Next, we pick a batchSize and a number of epochs:

  • batchSize refers to the size of the data subsets that the model will see on each iteration of training. Common batch sizes tend to be in the range 32-512. There isn’t really an ideal batch size for all problems and it is beyond the scope of this tutorial to describe the mathematical motivations for various batch sizes.
  • epochs refers to the number of times the model is going to look at the entire dataset that you provide it. Here we will take 50 iterations through the dataset.

Start the train loop

return model.fit(inputs, labels, {
  batchSize,
  epochs,
  callbacks: tfvis.show.fitCallbacks(
    { name: 'Training Performance' },
    ['loss', 'mse'], 
    { 
      height: 200, 
      callbacks: ['onEpochEnd']
    }
  )
});

model.fit is the function we call to start the training loop. It is an asynchronous function so we return the promise it gives us so that the caller can determine when training is complete.

To monitor training progress we pass some callbacks to model.fit. We use tfvis.show.fitCallbacks to generate functions that plot charts for the ‘loss’ and ‘mse’ metric we specified earlier.

Put it all together

Now we have to call the functions we have defined from our run function.

Add the following code to the bottom of your run function.

// Convert the data to a form we can use for training.
const tensorData = convertToTensor(data);
const {inputs, labels} = tensorData;

// Train the model  
await trainModel(model, inputs, labels);
console.log('Done Training');

When you refresh the page, after a few seconds you should see the following graphs updating.

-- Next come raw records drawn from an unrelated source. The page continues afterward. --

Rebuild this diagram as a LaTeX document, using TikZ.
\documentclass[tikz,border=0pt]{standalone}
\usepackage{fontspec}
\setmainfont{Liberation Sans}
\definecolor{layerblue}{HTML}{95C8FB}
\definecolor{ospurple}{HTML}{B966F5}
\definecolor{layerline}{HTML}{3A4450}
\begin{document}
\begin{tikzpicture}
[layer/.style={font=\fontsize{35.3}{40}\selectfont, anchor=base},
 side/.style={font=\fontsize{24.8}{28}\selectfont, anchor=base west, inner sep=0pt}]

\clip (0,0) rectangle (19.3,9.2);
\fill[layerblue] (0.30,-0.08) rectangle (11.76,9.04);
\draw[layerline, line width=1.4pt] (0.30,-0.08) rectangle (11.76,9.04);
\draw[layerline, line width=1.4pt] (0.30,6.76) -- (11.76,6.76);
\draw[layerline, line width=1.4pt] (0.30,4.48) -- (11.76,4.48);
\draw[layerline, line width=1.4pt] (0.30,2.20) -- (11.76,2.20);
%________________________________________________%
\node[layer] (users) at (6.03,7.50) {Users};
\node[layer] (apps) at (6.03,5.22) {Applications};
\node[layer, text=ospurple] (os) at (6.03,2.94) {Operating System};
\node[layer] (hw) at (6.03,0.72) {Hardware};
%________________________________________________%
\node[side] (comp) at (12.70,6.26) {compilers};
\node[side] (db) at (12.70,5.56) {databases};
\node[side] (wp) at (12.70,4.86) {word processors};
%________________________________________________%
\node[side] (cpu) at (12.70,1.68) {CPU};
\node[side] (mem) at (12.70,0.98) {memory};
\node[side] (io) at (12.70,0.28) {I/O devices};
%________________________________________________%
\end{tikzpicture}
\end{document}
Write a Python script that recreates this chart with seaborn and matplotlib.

These are created by the callbacks we created earlier. They display the loss (on the most recent batch) and mse (on the whole dataset) at the end of each epoch.

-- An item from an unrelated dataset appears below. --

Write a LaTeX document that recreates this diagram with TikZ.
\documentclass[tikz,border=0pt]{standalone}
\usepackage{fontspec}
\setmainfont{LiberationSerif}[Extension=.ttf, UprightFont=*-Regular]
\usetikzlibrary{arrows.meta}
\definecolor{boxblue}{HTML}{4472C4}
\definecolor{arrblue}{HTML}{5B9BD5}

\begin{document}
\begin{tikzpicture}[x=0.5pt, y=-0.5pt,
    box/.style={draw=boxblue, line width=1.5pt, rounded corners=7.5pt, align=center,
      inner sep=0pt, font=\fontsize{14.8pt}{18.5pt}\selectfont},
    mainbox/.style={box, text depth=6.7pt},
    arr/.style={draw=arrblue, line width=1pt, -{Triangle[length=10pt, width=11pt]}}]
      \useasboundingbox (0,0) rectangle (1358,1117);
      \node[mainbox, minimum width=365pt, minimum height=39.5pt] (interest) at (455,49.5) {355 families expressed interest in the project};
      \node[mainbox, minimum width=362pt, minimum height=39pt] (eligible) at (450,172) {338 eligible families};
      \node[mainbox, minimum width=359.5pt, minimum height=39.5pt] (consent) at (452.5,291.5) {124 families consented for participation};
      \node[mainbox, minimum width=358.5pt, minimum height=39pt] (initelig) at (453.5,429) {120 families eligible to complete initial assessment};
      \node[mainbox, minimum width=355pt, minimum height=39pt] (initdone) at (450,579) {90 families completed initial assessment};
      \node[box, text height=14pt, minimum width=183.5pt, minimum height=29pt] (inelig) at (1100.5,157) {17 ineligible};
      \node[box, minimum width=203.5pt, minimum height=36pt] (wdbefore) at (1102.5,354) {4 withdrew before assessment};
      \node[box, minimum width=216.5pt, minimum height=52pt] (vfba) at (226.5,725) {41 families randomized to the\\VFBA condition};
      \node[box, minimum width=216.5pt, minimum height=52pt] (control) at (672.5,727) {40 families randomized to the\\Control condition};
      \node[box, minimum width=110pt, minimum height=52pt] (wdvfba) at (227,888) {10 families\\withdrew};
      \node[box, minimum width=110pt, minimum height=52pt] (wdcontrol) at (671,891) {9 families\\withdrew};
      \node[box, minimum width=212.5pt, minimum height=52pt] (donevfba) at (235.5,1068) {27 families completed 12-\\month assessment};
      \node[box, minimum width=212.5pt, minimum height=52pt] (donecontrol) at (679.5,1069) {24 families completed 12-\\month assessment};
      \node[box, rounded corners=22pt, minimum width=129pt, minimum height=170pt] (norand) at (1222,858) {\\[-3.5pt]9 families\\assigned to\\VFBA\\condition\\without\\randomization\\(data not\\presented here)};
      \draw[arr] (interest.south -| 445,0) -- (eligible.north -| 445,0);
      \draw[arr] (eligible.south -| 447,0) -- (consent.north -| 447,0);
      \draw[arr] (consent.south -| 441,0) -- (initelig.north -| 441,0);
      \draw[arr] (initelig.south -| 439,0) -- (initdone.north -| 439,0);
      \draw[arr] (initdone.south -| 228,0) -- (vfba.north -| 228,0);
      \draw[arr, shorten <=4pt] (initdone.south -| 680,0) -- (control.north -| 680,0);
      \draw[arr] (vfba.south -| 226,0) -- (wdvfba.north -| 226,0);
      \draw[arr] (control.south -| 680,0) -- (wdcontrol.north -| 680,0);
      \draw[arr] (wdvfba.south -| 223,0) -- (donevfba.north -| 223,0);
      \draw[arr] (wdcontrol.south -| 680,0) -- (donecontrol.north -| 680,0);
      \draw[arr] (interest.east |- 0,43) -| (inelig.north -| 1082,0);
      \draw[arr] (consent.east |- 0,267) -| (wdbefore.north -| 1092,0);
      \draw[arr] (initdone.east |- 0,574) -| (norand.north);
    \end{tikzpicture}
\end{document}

When training a model we want to see the loss go down. In this case, because our metric is a measure of error, we want to see it go down as well.

Step 6: Make Predictions

Now that our model is trained, we want to make some predictions. Let’s evaluate the model by seeing what it predicts for a uniform range of numbers of low to a high number of rooms.

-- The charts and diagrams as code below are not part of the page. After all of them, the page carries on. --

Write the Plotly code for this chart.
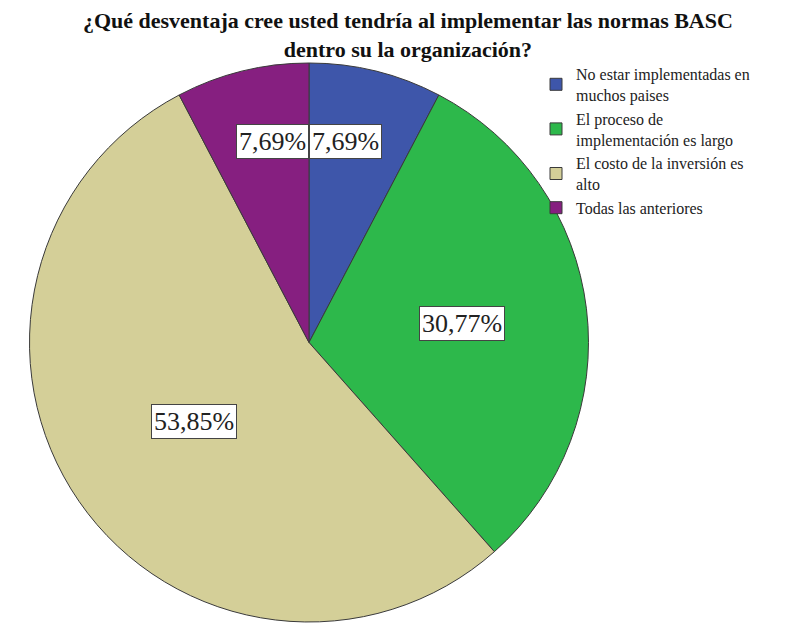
import math
import plotly.graph_objects as go

categories = [
    "No estar implementadas en<br>muchos paises",
    "El proceso de<br>implementación es largo",
    "El costo de la inversión es<br>alto",
    "Todas las anteriores",
]
percentages = [7.69, 30.77, 53.85, 7.69]
value_labels = ["7,69%", "30,77%", "53,85%", "7,69%"]
colors = ["#3E56AA", "#2DB84B", "#D4CF98", "#861F80"]
# label placement style: radius fraction, and horizontal anchor
label_radius = [0.74, 0.55, 0.50, 0.74]
label_anchor = ["left", "center", "center", "right"]

W, H = 789, 624
SERIF = "Liberation Serif, Times New Roman, serif"
dom_x = [28 / W, 590 / W]
dom_y = [1 - 622 / H, 1 - 63 / H]

fig = go.Figure(go.Pie(
    labels=categories,
    values=percentages,
    sort=False,
    direction="clockwise",
    rotation=0,
    textinfo="none",
    hoverinfo="label+percent",
    marker=dict(colors=colors, line=dict(color="#3a3a3a", width=1)),
    domain=dict(x=dom_x, y=dom_y),
))

# pie geometry in pixels
wpx = (dom_x[1] - dom_x[0]) * W
hpx = (dom_y[1] - dom_y[0]) * H
cx = (dom_x[0] + dom_x[1]) / 2 * W
cy = (1 - (dom_y[0] + dom_y[1]) / 2) * H
r = min(wpx, hpx) / 2
total = sum(percentages)
cum = 0.0
annotations = []
for v, txt, lr, anc in zip(percentages, value_labels, label_radius, label_anchor):
    mid = (cum + v / 2) / total * 2 * math.pi
    cum += v
    px = cx + lr * r * math.sin(mid) if anc == "center" else cx
    py = cy - lr * r * math.cos(mid)
    annotations.append(dict(
        x=px / W, y=1 - py / H, xref="paper", yref="paper",
        text=txt, showarrow=False,
        font=dict(family=SERIF, size=26, color="#222222"),
        bgcolor="white", bordercolor="#444444", borderwidth=1, borderpad=2,
        xanchor=anc, yanchor="middle",
    ))

fig.update_layout(
    width=W, height=H,
    margin=dict(l=0, r=0, t=0, b=0),
    paper_bgcolor="white",
    title=dict(
        text="<b>¿Qué desventaja cree usted tendría al implementar las normas BASC<br>dentro su la organización?</b>",
        x=0.517, xanchor="center", y=1 - 28 / H, yanchor="middle",
        font=dict(family=SERIF, size=22, color="#111111"),
    ),
    legend=dict(
        x=536 / W, y=1 - 57 / H, xanchor="left", yanchor="top",
        font=dict(family=SERIF, size=16, color="#222222"),
        bgcolor="rgba(0,0,0,0)", itemwidth=30, tracegroupgap=0,
    ),
    annotations=annotations,
)

fig.write_html("out.html", config={"displayModeBar": False},
               post_script="document.body.style.margin='0px';")
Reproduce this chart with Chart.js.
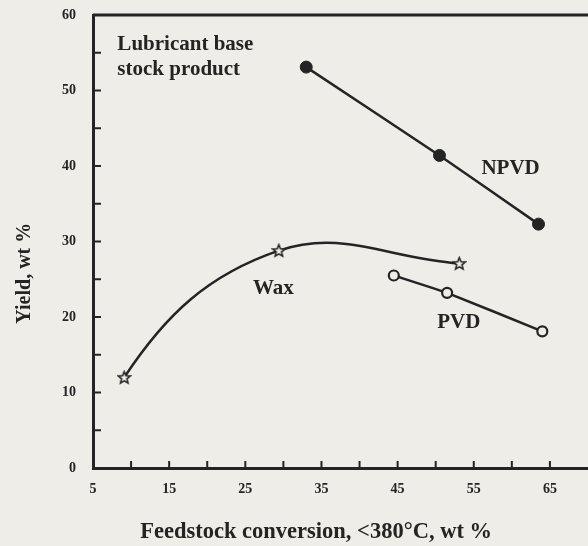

Add the following function to your script.js file

function testModel(model, inputData, normalizationData) {
  const {inputMax, inputMin, labelMin, labelMax} = normalizationData;  

  // Generate predictions for a uniform range of numbers between 0 and 1;
  // We un-normalize the data by doing the inverse of the min-max scaling 
  // that we did earlier.
  const [xs, preds] = tf.tidy(() => {

    const xs = tf.linspace(0, 1, 100);      
    const preds = model.predict(xs.reshape([100, 1]));      

    const unNormXs = xs
      .mul(inputMax.sub(inputMin))
      .add(inputMin);

    const unNormPreds = preds
      .mul(labelMax.sub(labelMin))
      .add(labelMin);

    // Un-normalize the data
    return [unNormXs.dataSync(), unNormPreds.dataSync()];
  });

  const predictedPoints = Array.from(xs).map((val, i) => {
    return {x: val, y: preds[i]}
  });

  const originalPoints = inputData.map(d => ({
    x: d.rooms, y: d.price,
  }));

  tfvis.render.scatterplot(
    {name: 'Model Predictions vs Original Data'}, 
    {values: [originalPoints, predictedPoints], series: ['original', 'predicted']}, 
    {
      xLabel: 'No. of rooms',
      yLabel: 'Price',
      height: 300
    }
  );
}

A few things to notice in the function above.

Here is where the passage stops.